(A block of data)
[start]

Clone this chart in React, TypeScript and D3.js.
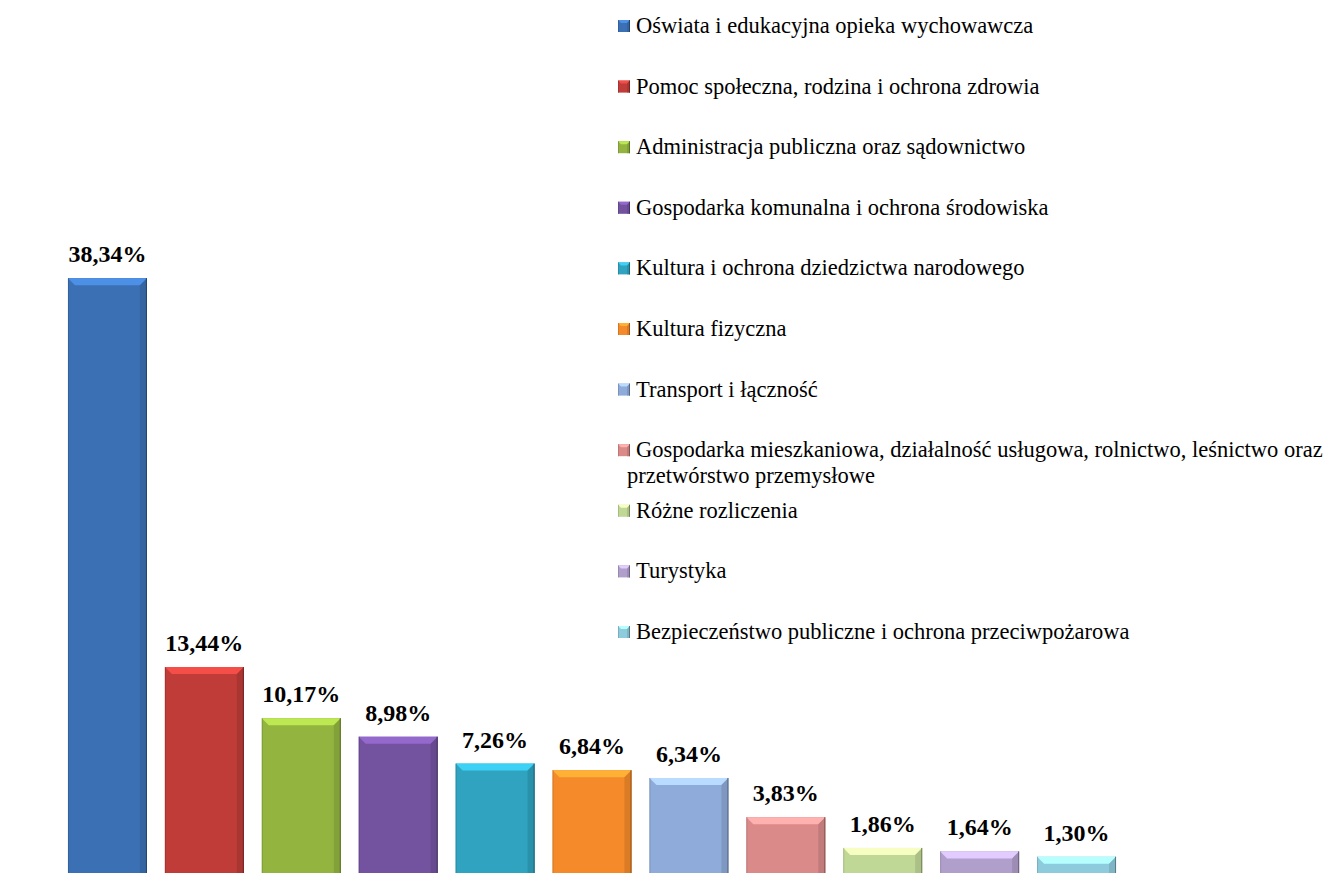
// @ts-nocheck
import { useMemo } from "react";
import * as d3 from "d3";

const categories = [
    "Oświata i edukacyjna opieka wychowawcza",
    "Pomoc społeczna, rodzina i ochrona zdrowia",
    "Administracja publiczna oraz sądownictwo",
    "Gospodarka komunalna i ochrona środowiska",
    "Kultura i ochrona dziedzictwa narodowego",
    "Kultura fizyczna",
    "Transport i łączność",
    "Gospodarka mieszkaniowa, działalność usługowa, rolnictwo, leśnictwo oraz przetwórstwo przemysłowe",
    "Różne rozliczenia",
    "Turystyka",
    "Bezpieczeństwo publiczne i ochrona przeciwpożarowa",
];
const shares = [38.34, 13.44, 10.17, 8.98, 7.26, 6.84, 6.34, 3.83, 1.86, 1.64, 1.3];
const colors = [
    "#3b70b5", "#bf3c38", "#93b540", "#7352a0", "#2fa3bf", "#f58a2a",
    "#8fabd9", "#d98a89", "#c0d896", "#b09fcb", "#8ecbdc",
];

const W = 1331;
const H = 873;
const serif = "'Liberation Serif', 'Times New Roman', serif";
const fmt = (v: number) => v.toFixed(2).replace(".", ",") + "%";
const legendSize = 22.5;

function wrap(text: string, maxWidth: number) {
    const ctx = document.createElement("canvas").getContext("2d");
    ctx.font = `${legendSize}px ${serif}`;
    const words = text.split(" ");
    const lines = [];
    let cur = "";
    for (const w of words) {
        const t = cur ? cur + " " + w : w;
        if (cur && ctx.measureText(t).width > maxWidth) {
            lines.push(cur);
            cur = w;
        } else cur = t;
    }
    lines.push(cur);
    return lines;
}

function BevelBar({ x, y, w, h, color, b }) {
    const c = d3.color(color);
    const lighter = c.brighter(0.7).formatHex();
    const darker = c.darker(0.7).formatHex();
    const dark = c.darker(1.4).formatHex();
    return (
        <g>
            <rect x={x} y={y} width={w} height={h} fill={color} />
            <polygon points={`${x},${y} ${x + w},${y} ${x + w - b},${y + b} ${x + b},${y + b}`} fill={lighter} />
            <polygon points={`${x + w},${y} ${x + w - b},${y + b} ${x + w - b},${y + h} ${x + w},${y + h}`} fill={darker} opacity={0.5} />
            <line x1={x + w - 0.5} x2={x + w - 0.5} y1={y} y2={y + h} stroke={dark} />
            <line x1={x + 0.5} x2={x + 0.5} y1={y} y2={y + h} stroke={darker} opacity={0.6} />
        </g>
    );
}

export default function App() {
    const x = d3.scaleBand(categories, [59, 1125]).paddingInner(0.185).paddingOuter(0.0925);
    const y = d3.scaleLinear([0, 40], [877, 877 - 15.62 * 40]);
    const ly = d3.scalePoint(categories, [26, 632]);
    const wrapped = useMemo(() => categories.map((c) => wrap(c, 700)), []);

    return (
        <div style={{ position: "absolute", left: 0, top: 0 }}>
            <svg width={W} height={H} style={{ display: "block" }}>
                <rect width={W} height={H} fill="white" />
                <g>
                    {categories.map((c, i) => {
                        const top = y(shares[i]);
                        return (
                            <g key={c}>
                                <BevelBar x={x(c)} y={top} w={x.bandwidth()} h={y(0) - top} color={colors[i]} b={7} />
                                <text
                                    x={x(c) + x.bandwidth() / 2}
                                    y={top - 16}
                                    textAnchor="middle"
                                    fontFamily={serif}
                                    fontWeight="bold"
                                    fontSize={24}
                                >
                                    {fmt(shares[i])}
                                </text>
                            </g>
                        );
                    })}
                </g>
                <g fontFamily={serif} fontSize={legendSize}>
                    {categories.map((c, i) => {
                        const cy = ly(c);
                        return (
                            <g key={c}>
                                <BevelBar x={618} y={cy - 6} w={12} h={12} color={colors[i]} b={3} />
                                <text x={636} y={cy + 7} fill="#000">
                                    {wrapped[i].map((line, j) => (
                                        <tspan key={j} x={j === 0 ? 636 : 627} dy={j === 0 ? 0 : 26}>
                                            {line}
                                        </tspan>
                                    ))}
                                </text>
                            </g>
                        );
                    })}
                </g>
            </svg>
        </div>
    );
}
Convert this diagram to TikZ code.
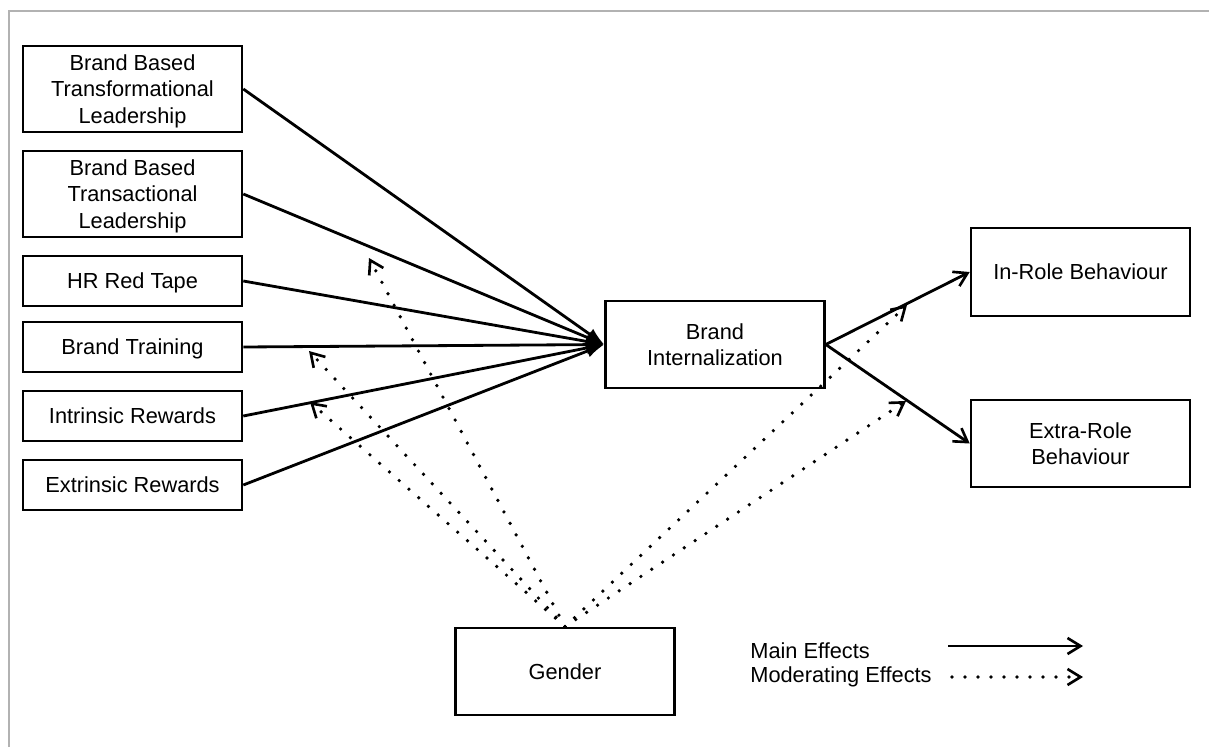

[end]

Repeat the data exactly, dropping every picture it holds.

** Exercise output **
Clone this chart in React, TypeScript and D3.js.
// @ts-nocheck
import { useMemo } from "react";
import * as d3 from "d3";

const categories = [
    "Oświata i edukacyjna opieka wychowawcza",
    "Pomoc społeczna, rodzina i ochrona zdrowia",
    "Administracja publiczna oraz sądownictwo",
    "Gospodarka komunalna i ochrona środowiska",
    "Kultura i ochrona dziedzictwa narodowego",
    "Kultura fizyczna",
    "Transport i łączność",
    "Gospodarka mieszkaniowa, działalność usługowa, rolnictwo, leśnictwo oraz przetwórstwo przemysłowe",
    "Różne rozliczenia",
    "Turystyka",
    "Bezpieczeństwo publiczne i ochrona przeciwpożarowa",
];
const shares = [38.34, 13.44, 10.17, 8.98, 7.26, 6.84, 6.34, 3.83, 1.86, 1.64, 1.3];
const colors = [
    "#3b70b5", "#bf3c38", "#93b540", "#7352a0", "#2fa3bf", "#f58a2a",
    "#8fabd9", "#d98a89", "#c0d896", "#b09fcb", "#8ecbdc",
];

const W = 1331;
const H = 873;
const serif = "'Liberation Serif', 'Times New Roman', serif";
const fmt = (v: number) => v.toFixed(2).replace(".", ",") + "%";
const legendSize = 22.5;

function wrap(text: string, maxWidth: number) {
    const ctx = document.createElement("canvas").getContext("2d");
    ctx.font = `${legendSize}px ${serif}`;
    const words = text.split(" ");
    const lines = [];
    let cur = "";
    for (const w of words) {
        const t = cur ? cur + " " + w : w;
        if (cur && ctx.measureText(t).width > maxWidth) {
            lines.push(cur);
            cur = w;
        } else cur = t;
    }
    lines.push(cur);
    return lines;
}

function BevelBar({ x, y, w, h, color, b }) {
    const c = d3.color(color);
    const lighter = c.brighter(0.7).formatHex();
    const darker = c.darker(0.7).formatHex();
    const dark = c.darker(1.4).formatHex();
    return (
        <g>
            <rect x={x} y={y} width={w} height={h} fill={color} />
            <polygon points={`${x},${y} ${x + w},${y} ${x + w - b},${y + b} ${x + b},${y + b}`} fill={lighter} />
            <polygon points={`${x + w},${y} ${x + w - b},${y + b} ${x + w - b},${y + h} ${x + w},${y + h}`} fill={darker} opacity={0.5} />
            <line x1={x + w - 0.5} x2={x + w - 0.5} y1={y} y2={y + h} stroke={dark} />
            <line x1={x + 0.5} x2={x + 0.5} y1={y} y2={y + h} stroke={darker} opacity={0.6} />
        </g>
    );
}

export default function App() {
    const x = d3.scaleBand(categories, [59, 1125]).paddingInner(0.185).paddingOuter(0.0925);
    const y = d3.scaleLinear([0, 40], [877, 877 - 15.62 * 40]);
    const ly = d3.scalePoint(categories, [26, 632]);
    const wrapped = useMemo(() => categories.map((c) => wrap(c, 700)), []);

    return (
        <div style={{ position: "absolute", left: 0, top: 0 }}>
            <svg width={W} height={H} style={{ display: "block" }}>
                <rect width={W} height={H} fill="white" />
                <g>
                    {categories.map((c, i) => {
                        const top = y(shares[i]);
                        return (
                            <g key={c}>
                                <BevelBar x={x(c)} y={top} w={x.bandwidth()} h={y(0) - top} color={colors[i]} b={7} />
                                <text
                                    x={x(c) + x.bandwidth() / 2}
                                    y={top - 16}
                                    textAnchor="middle"
                                    fontFamily={serif}
                                    fontWeight="bold"
                                    fontSize={24}
                                >
                                    {fmt(shares[i])}
                                </text>
                            </g>
                        );
                    })}
                </g>
                <g fontFamily={serif} fontSize={legendSize}>
                    {categories.map((c, i) => {
                        const cy = ly(c);
                        return (
                            <g key={c}>
                                <BevelBar x={618} y={cy - 6} w={12} h={12} color={colors[i]} b={3} />
                                <text x={636} y={cy + 7} fill="#000">
                                    {wrapped[i].map((line, j) => (
                                        <tspan key={j} x={j === 0 ? 636 : 627} dy={j === 0 ? 0 : 26}>
                                            {line}
                                        </tspan>
                                    ))}
                                </text>
                            </g>
                        );
                    })}
                </g>
            </svg>
        </div>
    );
}
Convert this diagram to TikZ code.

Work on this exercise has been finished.